Of course, even a guy doing all the right things can get hurt, and the first half of Koepka’s 2018 campaign has been compromised by a partially torn tendon in his left wrist. The perils of swinging a club at 125 mph.

“The best surgeons in the country agreed this was a one-time event, and that Brooks will be all good long-term,” says Diovisalvi. Koepka remains defiant to the Brandel Chamblees of the world, who have opined that too much time in the gym can lead to an elevated risk of injury. “If you look at some of the strongest athletes in the world,” says Koepka, “they’re gymnasts. And they’re the most flexible. You can be very strong, very flexible, and still be able to move.” He has spent as much time in the gym as always, even as he hasn’t been able to swing a golf club. “He’s worked as hard as anybody I’ve ever seen with an injury,” says Joey D. “His lower body, heart and lungs are stronger than they’ve ever been. He’s a machine. That capacity to work is really rare.”
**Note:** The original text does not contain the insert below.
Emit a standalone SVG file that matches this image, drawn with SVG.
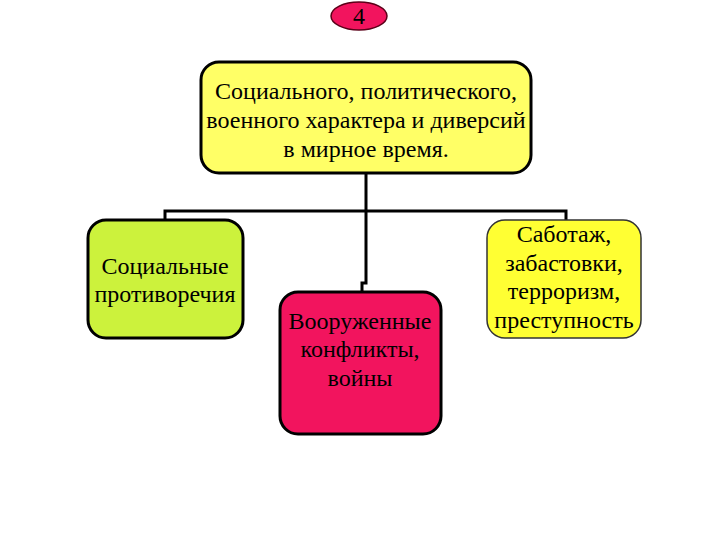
<svg xmlns="http://www.w3.org/2000/svg" width="720" height="540" viewBox="0 0 720 540">
<style>
text{font-family:"Liberation Serif","Times New Roman",serif;font-size:24px;fill:#000;text-anchor:middle}
.box{stroke:#000;stroke-width:3}
.conn{fill:none;stroke:#000;stroke-width:3}
</style>
<rect width="720" height="540" fill="#fff"/>
<g id="badge">
<ellipse cx="359" cy="16" rx="28" ry="14" fill="#F2145E" stroke="#5a0018" stroke-width="1.5"/>
<text x="359" y="24" font-size="21">4</text>
</g>
<g id="connectors">
<path class="conn" d="M366 173 V283 H362 V292"/>
<path class="conn" d="M165 222 V211 H566 V222"/>
</g>
<g id="top">
<rect class="box" x="201" y="62" width="330" height="111" rx="18" fill="#FFFF66"/>
<text x="366" y="99">Социального, политического,</text>
<text x="366" y="128">военного характера и диверсий</text>
<text x="366" y="157">в мирное время.</text>
</g>
<g id="left">
<rect class="box" x="88" y="220" width="155" height="118" rx="18" fill="#CCF23C"/>
<text x="165" y="274">Социальные</text>
<text x="165" y="302">противоречия</text>
</g>
<g id="middle">
<rect class="box" x="280" y="292" width="161" height="142" rx="18" fill="#F2145E" stroke="#2a0008"/>
<text x="360" y="329">Вооруженные</text>
<text x="360" y="357">конфликты,</text>
<text x="360" y="386">войны</text>
</g>
<g id="right">
<rect x="487" y="220" width="154" height="118" rx="18" fill="#FFFF33" stroke="#333" stroke-width="1.5"/>
<text x="564" y="242">Саботаж,</text>
<text x="564" y="271">забастовки,</text>
<text x="564" y="299">терроризм,</text>
<text x="564" y="328">преступность</text>
</g>
</svg>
Joey D has seen that before, in Vijay Singh, the big Fijian he helped get to number one in the world and win 22 tournaments in his 40s. Singh’s rise coincided with Tiger Woods’ physique becoming increasingly shredded, and ever since, Tour players have flocked to the gym to maximize their performance. “If you take the top 50 in the world, you’re not going to find anyone in there that doesn’t have a very strong training regimen,” says Johnson, momentarily forgetting about portly Kiradech Aphibarnrat, the exception who proves the rule. “It’s just how golf is nowadays. Everybody’s athletic, everybody is in good shape, and everybody hits it a really long way.”

Diovisalvi is more blunt: “You can’t eat a fatty steak, drink red wine at dinner, then sleep in and think you’re going to roll onto the first tee and compete against these guys. You’re gonna get your ass handed to you. You’re gonna get embarrassed. The game has changed. To compete, you better keep up.”
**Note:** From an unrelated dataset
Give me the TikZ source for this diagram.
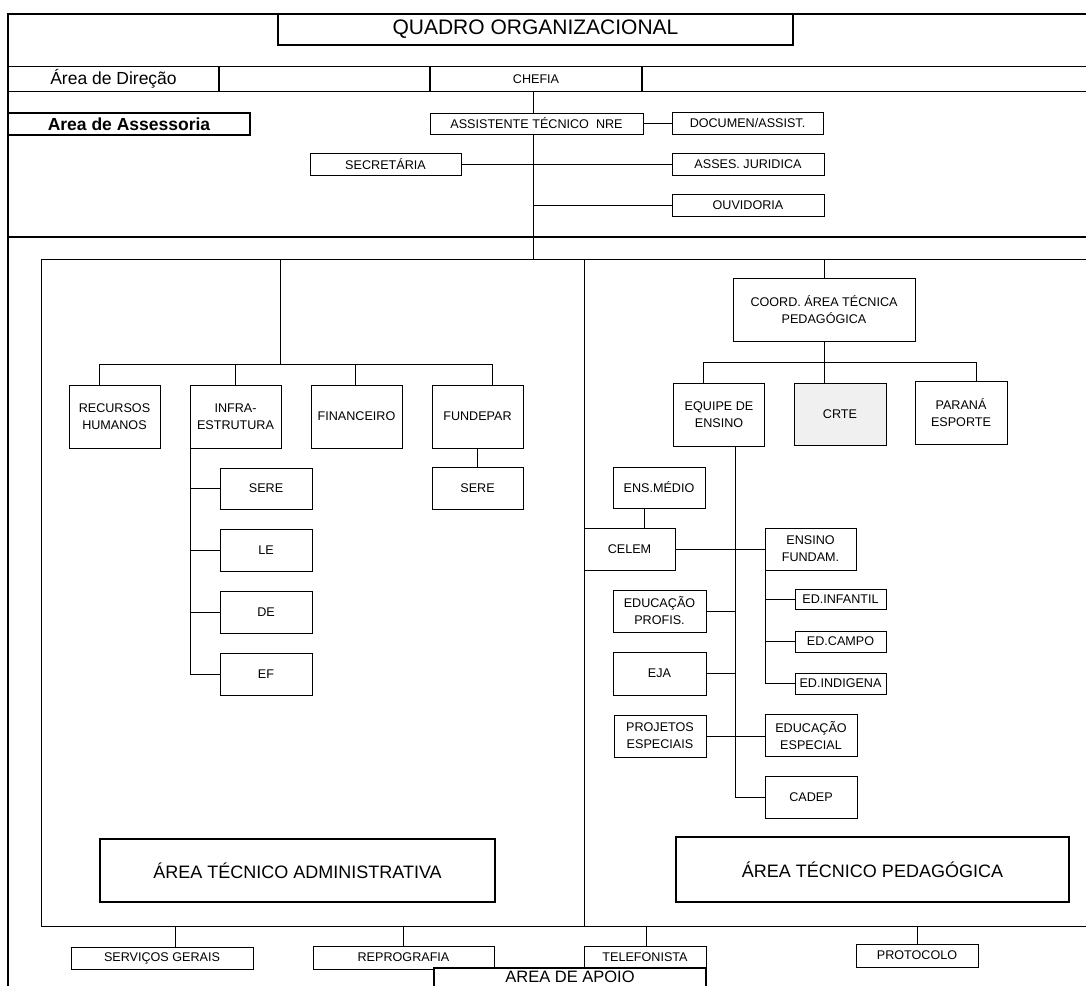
\documentclass[tikz,border=0pt]{standalone}
\usepackage{fontspec}
\setmainfont{Liberation Sans}
\usetikzlibrary{calc}
\begin{document}
\begin{tikzpicture}[x=1pt,y=-1pt,
  box/.style={draw, line width=0.9pt, fill=white, inner sep=0pt, outer sep=0pt,
              align=center, font=\fontsize{12.6}{17}\selectfont},
  heavybox/.style={box, line width=1.8pt},
  shaded/.style={box, fill=gray!12},
  link/.style={line width=0.9pt},
  rule/.style={line width=1.2pt},
  bigtext/.style={font=\fontsize{18}{20}\selectfont},
]
\useasboundingbox (0,0) rectangle (1086,985);
\fill[white] (0,0) rectangle (1086,985);

% ---------- outer frame and horizontal bands ----------
\draw[line width=1.8pt] (1092,14) -- (8,14) -- (8,992);
\draw[rule] (8,66.5) -- (1092,66.5);
\draw[rule] (8,91.5) -- (1092,91.5);
\draw[line width=2.4pt] (8,237) -- (1092,237);

% inner frame holding the two technical areas
\draw[link] (1092,259) -- (41,259) -- (41,926) -- (1092,926);
\draw[link] (584,259) -- (584,926);

% ---------- title and direction ----------
\node[heavybox, minimum width=515pt, minimum height=31pt, font=\fontsize{21}{24}\selectfont]
  (title) at (535.5,29.5) {QUADRO ORGANIZACIONAL};
\node[heavybox, minimum width=211pt, minimum height=25pt, font=\fontsize{17.5}{20}\selectfont]
  (direcao) at (113.5,79) {Área de Direção};
\node[heavybox, minimum width=212pt, minimum height=25pt] (chefia) at (536,79) {CHEFIA};
\node[heavybox, minimum width=242pt, minimum height=22pt, font=\bfseries\fontsize{17.5}{20}\selectfont]
  (assessoria) at (129,124) {Area de Assessoria};

% ---------- advisory area ----------
\node[box, minimum width=213pt, minimum height=21pt] (assist) at (536.5,123.5) {ASSISTENTE TÉCNICO\ \ NRE};
\node[box, minimum width=151pt, minimum height=22pt] (documen) at (747.5,123) {DOCUMEN/ASSIST.};
\node[box, minimum width=151pt, minimum height=22pt] (secretaria) at (385.5,164.5) {SECRETÁRIA};
\node[box, minimum width=152pt, minimum height=22pt] (juridica) at (748,164) {ASSES. JURIDICA};
\node[box, minimum width=152pt, minimum height=22pt] (ouvidoria) at (748,205) {OUVIDORIA};

\coordinate (hub) at (533,259);
\draw[link] (chefia.south -| hub) -- (assist.north -| hub);
\draw[link] (assist.south -| hub) -- (hub);
\draw[link] (assist.east) -- (assist.east -| documen.west);
\draw[link] (secretaria.east) -- (secretaria.east -| juridica.west);
\draw[link] (ouvidoria.west -| hub) -- (ouvidoria.west);

% ---------- technical-administrative area ----------
\node[box, minimum width=91pt, minimum height=63pt] (rh) at (114.5,416.5) {RECURSOS\\HUMANOS};
\node[box, minimum width=91pt, minimum height=63pt] (infra) at (235.5,416.5) {INFRA-\\ESTRUTURA};
\node[box, minimum width=91pt, minimum height=63pt] (fin) at (356.5,416.5) {FINANCEIRO};
\node[box, minimum width=91pt, minimum height=63pt] (fundepar) at (477.5,416.5) {FUNDEPAR};

\coordinate (admtop) at (280,259);
\coordinate (admbar) at (280,364);
\coordinate (bRH) at (99,364);
\coordinate (bIN) at (235.5,364);
\coordinate (bFI) at (355,364);
\coordinate (bFU) at (492,364);
\draw[link] (admtop) -- (admbar);
\draw[link] (bRH) -- (bFU);
\draw[link] (bRH) -- (bRH |- rh.north);
\draw[link] (bIN) -- (bIN |- infra.north);
\draw[link] (bFI) -- (bFI |- fin.north);
\draw[link] (bFU) -- (bFU |- fundepar.north);

\node[box, minimum width=92pt, minimum height=41pt] (sereA) at (266,488.5) {SERE};
\node[box, minimum width=92pt, minimum height=42pt] (le) at (266,550) {LE};
\node[box, minimum width=92pt, minimum height=42pt] (de) at (266,612) {DE};
\node[box, minimum width=92pt, minimum height=42pt] (ef) at (266,674) {EF};
\draw[link] (infra.south west) -- (infra.south west |- ef.west) -- (ef.west);
\draw[link] (infra.south west |- sereA.west) -- (sereA.west);
\draw[link] (infra.south west |- le.west) -- (le.west);
\draw[link] (infra.south west |- de.west) -- (de.west);

\node[box, minimum width=91pt, minimum height=42pt] (sereB) at (477.5,488) {SERE};
\draw[link] (fundepar.south) -- (sereB.north);

\node[heavybox, bigtext, minimum width=395pt, minimum height=63pt] (adm) at (297.5,870.5)
  {ÁREA TÉCNICO ADMINISTRATIVA};

% ---------- technical-pedagogical area ----------
\coordinate (pedtop) at (824,259);
\node[box, minimum width=182pt, minimum height=63pt] (coord) at (824,309.5)
  {COORD. ÁREA TÉCNICA\\PEDAGÓGICA};
\draw[link] (pedtop) -- (coord.north);

\coordinate (pedbar) at (824,362);
\coordinate (bEQ) at (703,362);
\coordinate (bPA) at (976,362);
\draw[link] (coord.south) -- (pedbar);
\draw[link] (bEQ) -- (bPA);

\node[box, minimum width=91pt, minimum height=63pt] (equipe) at (719,414.5) {EQUIPE DE\\ENSINO};
\node[shaded, minimum width=92pt, minimum height=62pt] (crte) at (840,414) {CRTE};
\node[box, minimum width=92pt, minimum height=63pt] (parana) at (961,412.5) {PARANÁ\\ESPORTE};
\draw[link] (bEQ) -- (bEQ |- equipe.north);
\draw[link] (pedbar) -- (pedbar |- crte.north);
\draw[link] (bPA) -- (bPA |- parana.north);

\node[box, minimum width=92pt, minimum height=41pt] (ensmedio) at (659,487.5) {ENS.MÉDIO};
\node[box, minimum width=91pt, minimum height=42pt] (celem) at (629.5,549) {CELEM};
\node[box, minimum width=91pt, minimum height=42pt] (ensfund) at (810.5,549) {ENSINO\\FUNDAM.};
\node[box, minimum width=91pt, minimum height=20pt] (edinf) at (840.5,599) {ED.INFANTIL};
\node[box, minimum width=91pt, minimum height=21pt] (edcampo) at (840.5,641.5) {ED.CAMPO};
\node[box, minimum width=91pt, minimum height=21pt] (edind) at (840.5,683.5) {ED.INDIGENA};
\node[box, minimum width=93pt, minimum height=42pt] (edprof) at (659.5,611) {EDUCAÇÃO\\PROFIS.};
\node[box, minimum width=93pt, minimum height=43pt] (eja) at (659.5,673.5) {EJA};
\node[box, minimum width=92pt, minimum height=42pt] (projetos) at (660,736) {PROJETOS\\ESPECIAIS};
\node[box, minimum width=92pt, minimum height=42pt] (edesp) at (811,735.5) {EDUCAÇÃO\\ESPECIAL};
\node[box, minimum width=92pt, minimum height=42pt] (cadep) at (811,797) {CADEP};

% teaching team trunk
\coordinate (eqend) at (735,797);
\draw[link] (equipe.south -| eqend) -- (eqend) -- (cadep.west);
\coordinate (emx) at (644,0);
\draw[link] (ensmedio.south -| emx) -- (celem.north -| emx);
\draw[link] (celem.east) -- (celem.east -| ensfund.west);
\draw[link] (edprof.east) -- (edprof.east -| eqend);
\draw[link] (eja.east) -- (eja.east -| eqend);
\draw[link] (projetos.east) -- (projetos.east -| edesp.west);

% elementary school branch
\draw[link] (ensfund.south west) -- (ensfund.south west |- edind.west) -- (edind.west);
\draw[link] (ensfund.south west |- edinf.west) -- (edinf.west);
\draw[link] (ensfund.south west |- edcampo.west) -- (edcampo.west);

\node[heavybox, bigtext, minimum width=393pt, minimum height=65pt] (ped) at (872.5,869.5)
  {ÁREA TÉCNICO PEDAGÓGICA};

% ---------- support area ----------
\node[box, minimum width=182pt, minimum height=22pt] (servicos) at (162,958) {SERVIÇOS GERAIS};
\node[box, minimum width=181pt, minimum height=23pt] (reprografia) at (403.5,957.5) {REPROGRAFIA};
\node[box, minimum width=122pt, minimum height=22pt] (telefonista) at (645,957) {TELEFONISTA};
\node[box, minimum width=122pt, minimum height=23pt] (protocolo) at (917,955.5) {PROTOCOLO};

\coordinate (dSG) at (175,926);
\coordinate (dRE) at (403,926);
\coordinate (dTE) at (646,926);
\coordinate (dPR) at (917,926);
\draw[link] (dSG) -- (dSG |- servicos.north);
\draw[link] (dRE) -- (dRE |- reprografia.north);
\draw[link] (dTE) -- (dTE |- telefonista.north);
\draw[link] (dPR) -- (dPR |- protocolo.north);

\node[heavybox, minimum width=272pt, minimum height=32pt] (apoio) at (570,984) {};
\path (apoio.north) ++(0,3.2) node[anchor=north, inner sep=0pt, font=\fontsize{16.5}{19}\selectfont]
  (apoiolbl) {AREA DE APOIO};
\end{tikzpicture}
\end{document}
Most weekend golfers can’t log the gym time to turn themselves into power players. But even at home or in the office, Joey D has his ways.


“Holding a large bottle of water in each hand and stand in a golfer’s address position, with your feet at shoulder width. With arms extended as if you’re holding a club, and your wrists separated by 6 to 8 inches and elbows tight to your rib cage, rotate into your backswing and pause at the top for one second. Then slowly move through simulated impact and follow through. Pause at the completion of the swing, then repeat.”
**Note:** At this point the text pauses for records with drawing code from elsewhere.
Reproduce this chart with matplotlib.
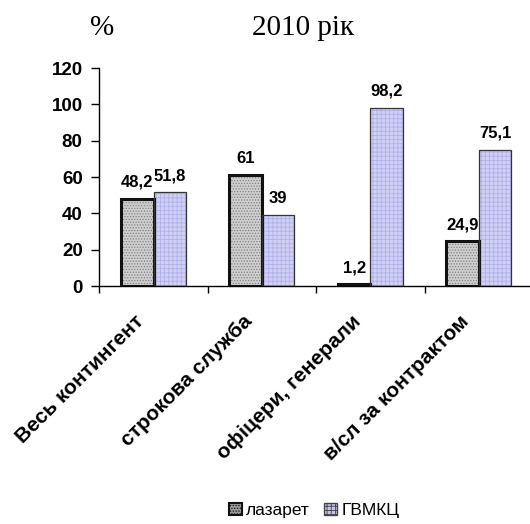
import numpy as np
import matplotlib.pyplot as plt
from matplotlib.patches import Patch

categories = ["Весь контингент", "строкова служба", "офіцери, генерали", "в/сл за контрактом"]
lazaret = [48.2, 61, 1.2, 24.9]
gvmkc = [51.8, 39, 98.2, 75.1]
series_names = ["лазарет", "ГВМКЦ"]

plt.rcParams['font.family'] = ['Liberation Sans', 'DejaVu Sans']
plt.rcParams['hatch.linewidth'] = 0.6

fig = plt.figure(figsize=(5.3, 5.24), dpi=100)
ax = fig.add_axes([0.1875, 0.454, 0.818, 0.416])

x = np.arange(len(categories))
w = 0.3

laz_style = dict(color="#cfcfcf", edgecolor="#808080", hatch="......", linewidth=0)
gv_style = dict(color="#d0d0f6", edgecolor="#b0b0e6", hatch="++++", linewidth=0)

# лазарет: сірий крапчастий з товстою рамкою
ax.bar(x - w / 2, lazaret, w, zorder=2, **laz_style)
ax.bar(x - w / 2, lazaret, w, fill=False, edgecolor="#111111", linewidth=2.2, zorder=3)
# ГВМКЦ: бузкова сітка з тонкою рамкою
ax.bar(x + w / 2, gvmkc, w, zorder=2, **gv_style)
ax.bar(x + w / 2, gvmkc, w, fill=False, edgecolor="#333333", linewidth=0.9, zorder=3)

def fmt(v):
    return (f"{v:g}").replace(".", ",")

for xs, vals in [(x - w / 2, lazaret), (x + w / 2, gvmkc)]:
    for xi, v in zip(xs, vals):
        ax.annotate(fmt(v), (xi, v), xytext=(0, 8.5), textcoords="offset points",
                    ha="center", va="baseline", fontsize=12, fontweight="bold")

ax.set_xlim(-0.5, len(categories) - 0.5)
ax.set_ylim(0, 120)
ax.set_yticks(range(0, 121, 20))
ax.tick_params(axis="y", labelsize=13.5, length=6, width=1, pad=6)
for lbl in ax.get_yticklabels():
    lbl.set_fontweight("bold")

ax.set_xticks(np.arange(len(categories) + 1) - 0.5)
ax.set_xticklabels([])
ax.tick_params(axis="x", length=5, width=1)
for xi, name in zip(x, categories):
    ax.text(xi - 0.18, -14, name, rotation=45, ha="right", va="top",
            rotation_mode="anchor", fontsize=15, fontweight="bold")

ax.spines["top"].set_visible(False)
ax.spines["right"].set_visible(False)
ax.spines["left"].set_linewidth(1)
ax.spines["bottom"].set_linewidth(1)

fig.text(0.193, 0.947, "%", fontsize=21, family="Liberation Serif", ha="center", va="center")
fig.text(0.571, 0.947, "2010 рік", fontsize=21, family="Liberation Serif",
         ha="center", va="center")

handles = [Patch(facecolor="#9a9a9a", edgecolor="#111111", hatch="......", linewidth=1.5),
           Patch(facecolor="#c4c4ee", edgecolor="#444444", hatch="++++", linewidth=1.0)]
fig.legend(handles=handles, labels=series_names, loc="center", bbox_to_anchor=(0.593, 0.026),
           ncol=2, frameon=False, fontsize=12.5, handlelength=0.75, handleheight=0.75,
           handletextpad=0.25, columnspacing=0.8)

fig.savefig("out.png", dpi=100)
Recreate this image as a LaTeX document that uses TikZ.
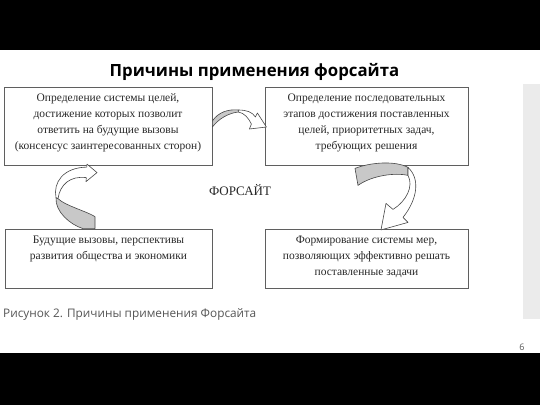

“Stand with your feet at shoulder width. Using three water bottles placed 18 inches away from you at the 9:00, 12:00 and 3:00 positions, draw your right foot back and slightly off the ground. Keeping your right foot elevated, lower yourself into a slight squat by gently bending your left knee. Reach with your right hand to tap the 3:00 bottle, then reach and tap the same bottle with your left hand. Repeat for each bottle. Switch legs and repeat again. Yeah, it kills.”


In the gospel according to Joey D, there are certain guiding principles. Here are two of them.


“Build strength and create stability in the small muscles of the back by maintaining a good spine angle whenever and wherever you can. On a bike at the gym or on the road, don’t hunch—maintain a good spine angle. Do your standing curls in a golfer’s address position—and maintain a good spine angle. Do squats with a trap bar (right). You get the picture. The more you’re aware of the importance of this posture, the better golfer you’ll be.”


“Movement patterns and exercises allow us to feel golf-specific muscle activation and awareness of muscle strain or hindrance to mobility. By isolating and improving key muscle function in a golf context, you can begin to create a more efficient, powerful and repeatable swing.”